Следовательно, когда человек говорит «я знаю, что я ничего не знаю», то он пытается сделать себя – в смысле стать независимым от того, что проявится со временем в качестве ложного. Попробуйте понять это. Ведь все необходимое происходит в последовательности. Вот, скажем, я что-то знаю или я чего-то не знаю. И мне кажется, что если я не знаю, то узнаю во времени, в последовательности. И чаще всего так и бывает. Например, я сегодня знаю, что тела вращаются в зависимости от того-то. А завтра, то есть в последовательности, я узнаю, что была еще одна зависимость. Скажем, вращение волчка зависит от фактора А. Значит, завтра наши знания могут стать глубже, поскольку узнается что-то другое. Но об этом и идет речь: знание завтрашнего дня должно быть построено так, чтобы оно не разрушалось от того, что выявится или что станет со временем ложным. Ведь нечто, случающееся завтра, бросает свет на сегодня и делает что-то сегодняшнее ложным. Сегодня нужно строить знание так, чтобы это знание не зависело от того, что выявится в качестве ложного со временем. Это немножко другой смысл слов: пребыть раз и навсегда, или целиком сбыться. То же самое, но… как бы проскочить в дырочку настоящего момента, а там – целый мир.
И теперь я могу вернуться к начальному пункту философского рассуждения, а именно: познай самого себя. В каком смысле? В смысле, повторяющем все эти предшествующие смыслы. Например, звезды – это далеко, можно познать, а можно и не знать. Так познай то, что близко, – себя. Не в качестве эмпирического существа (я не устаю вам об этом повторять), а вот то, что у тебя под носом. Ведь ты произносишь слова и высказываешь то, что заключено в этих словах, но сам ты этого не знаешь. А что может быть ближе того, что ты говоришь? Ты говоришь, не задумываясь… – вдумайся. Кстати, с этого и начинается логика: люди пользуются законом противоречия и выясняют суть того, что сказали сами. Это близко. Мы живем в языке. Что может быть ближе языка? Что ты сказал на самом деле?
Постараться узнать то, что ты сказал, – это и есть познать себя в том смысле, в каком Сократ произносит эту фразу. И этим впервые было введено понятие логоса – порядка мира и одновременно топоса речи, у которого есть свои законы. Мы говорим по этим законам, но сами не знаем, что говорим. А это можно познавать. И, познавая это, познавать многое.

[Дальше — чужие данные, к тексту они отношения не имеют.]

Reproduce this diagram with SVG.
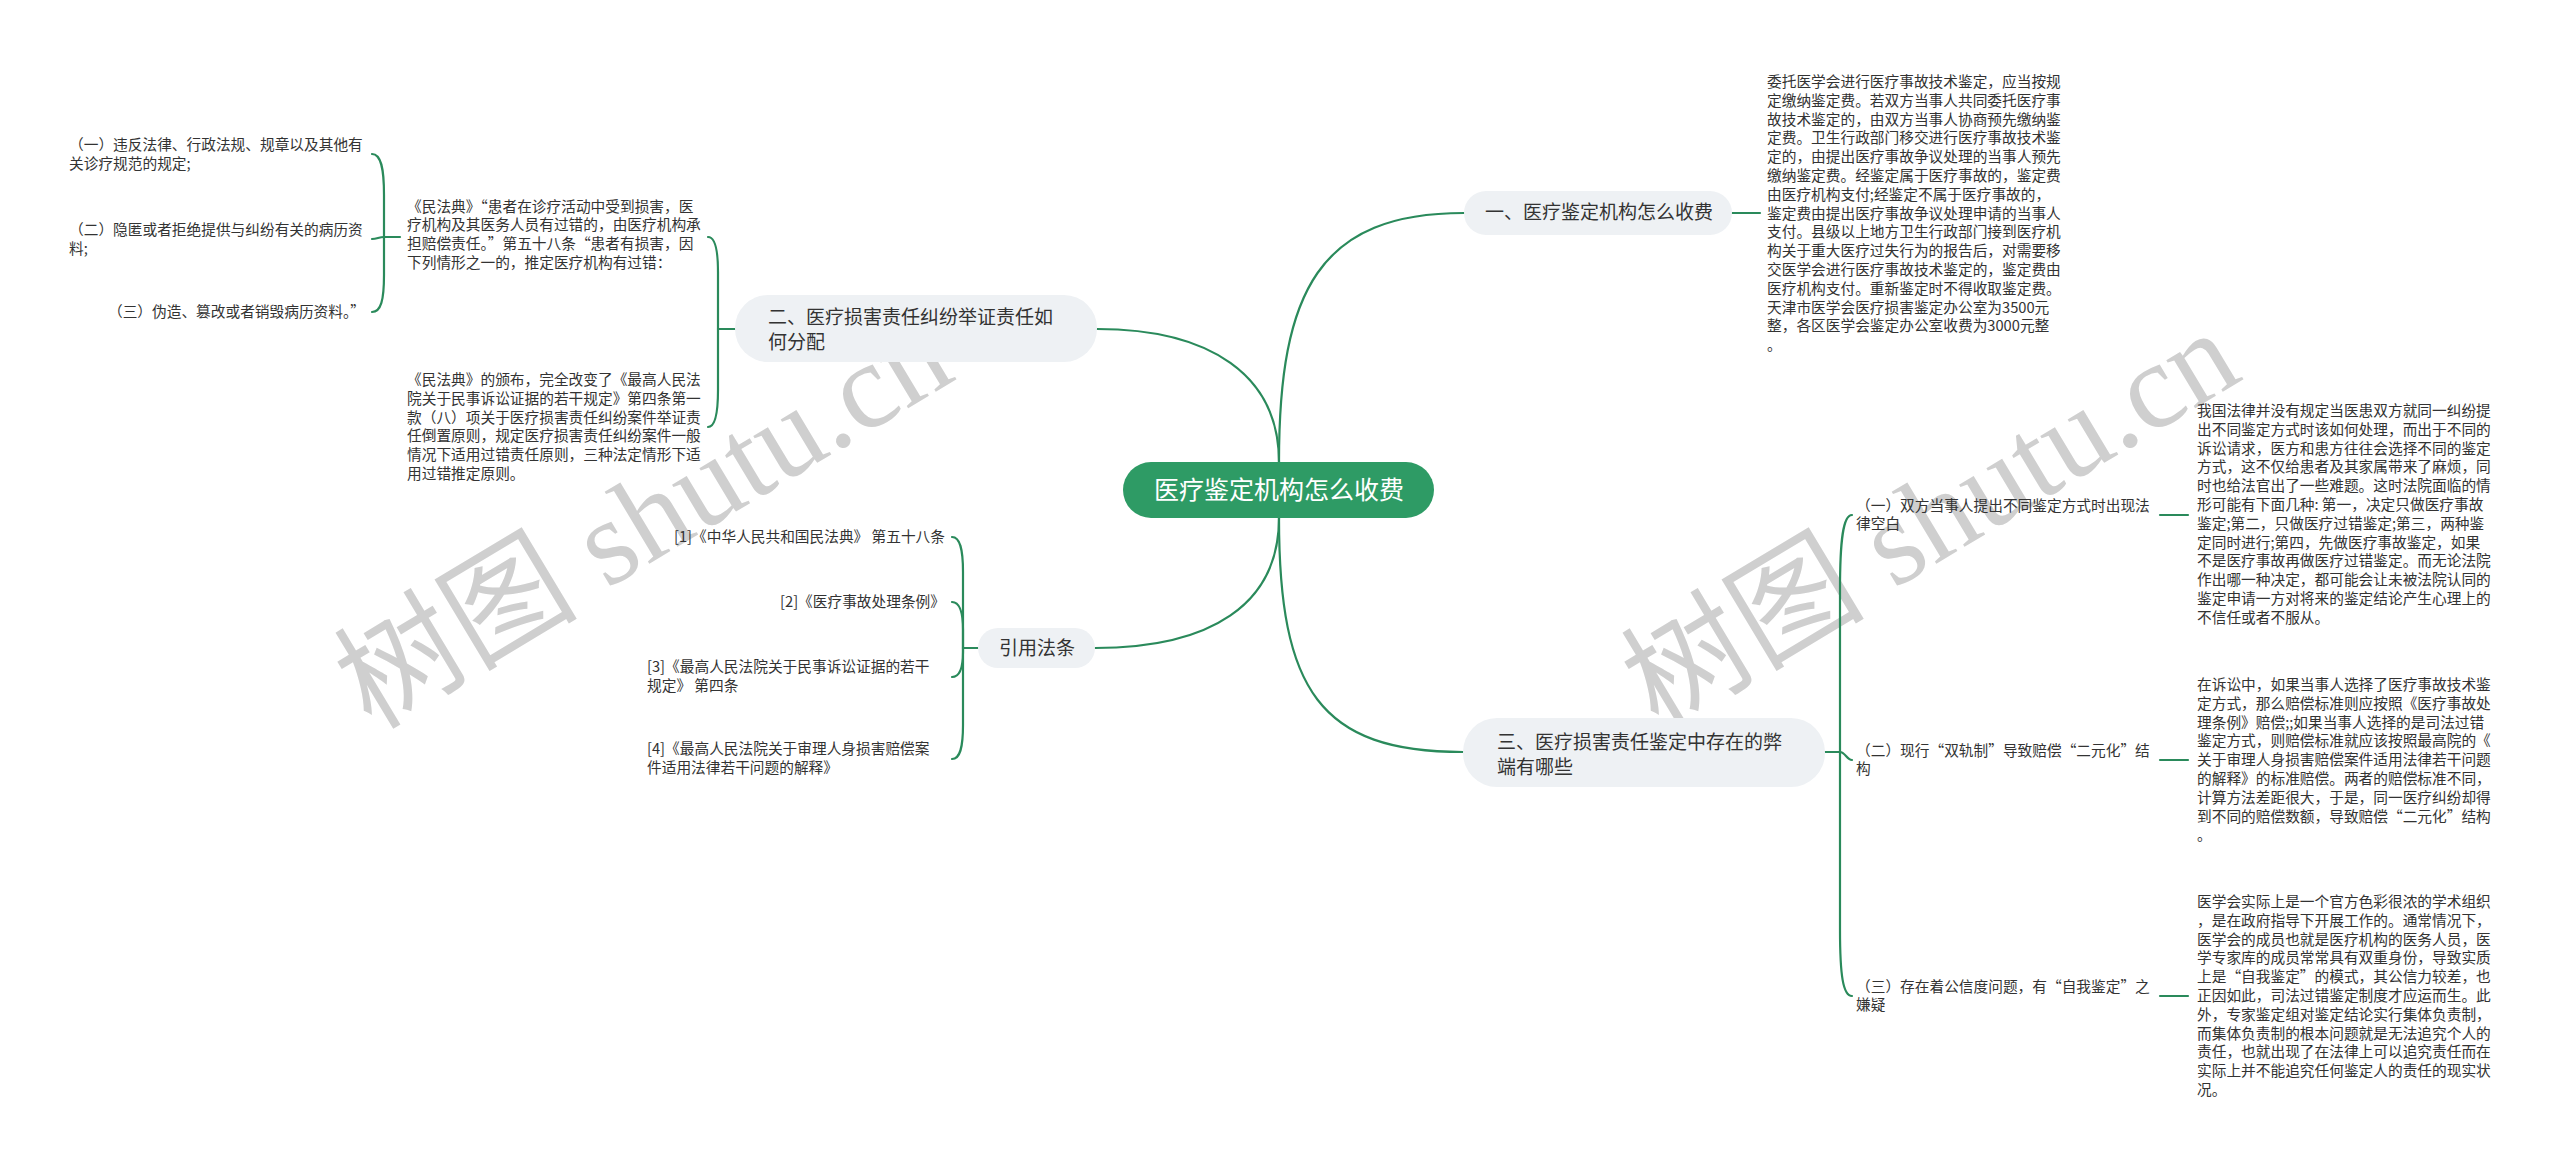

То есть познавай близкое и через близкое познаешь многое – далекое, к которому можно идти через близкое. Другим путем пошла индийская философия. Что было для нее близким? Для греков близкое – логос, как мы договорились, слова-а мы живем в языке. А для индусов – это психика как некие физические, реальные состояния, испытываемые людьми. И с ними они начали экспериментировать как с самым близким, и через знание психики и контроль над ней они вышли к глубочайшей онтологии, проблемам бытия, к проблемам космоса и пр. Через реализацию того же сократовского лозунга: познай самого себя, познай близлежащее. То, в чем ты есть, и самого себя в этом. Это и есть отправная точка и начало специальной техники философии. У индусов она оказалась связана с психотехникой, а греки пошли больше по словесно-рациональному пути. Поэтому мы и наблюдаем у греков такой взлет в развитии логики и т.д.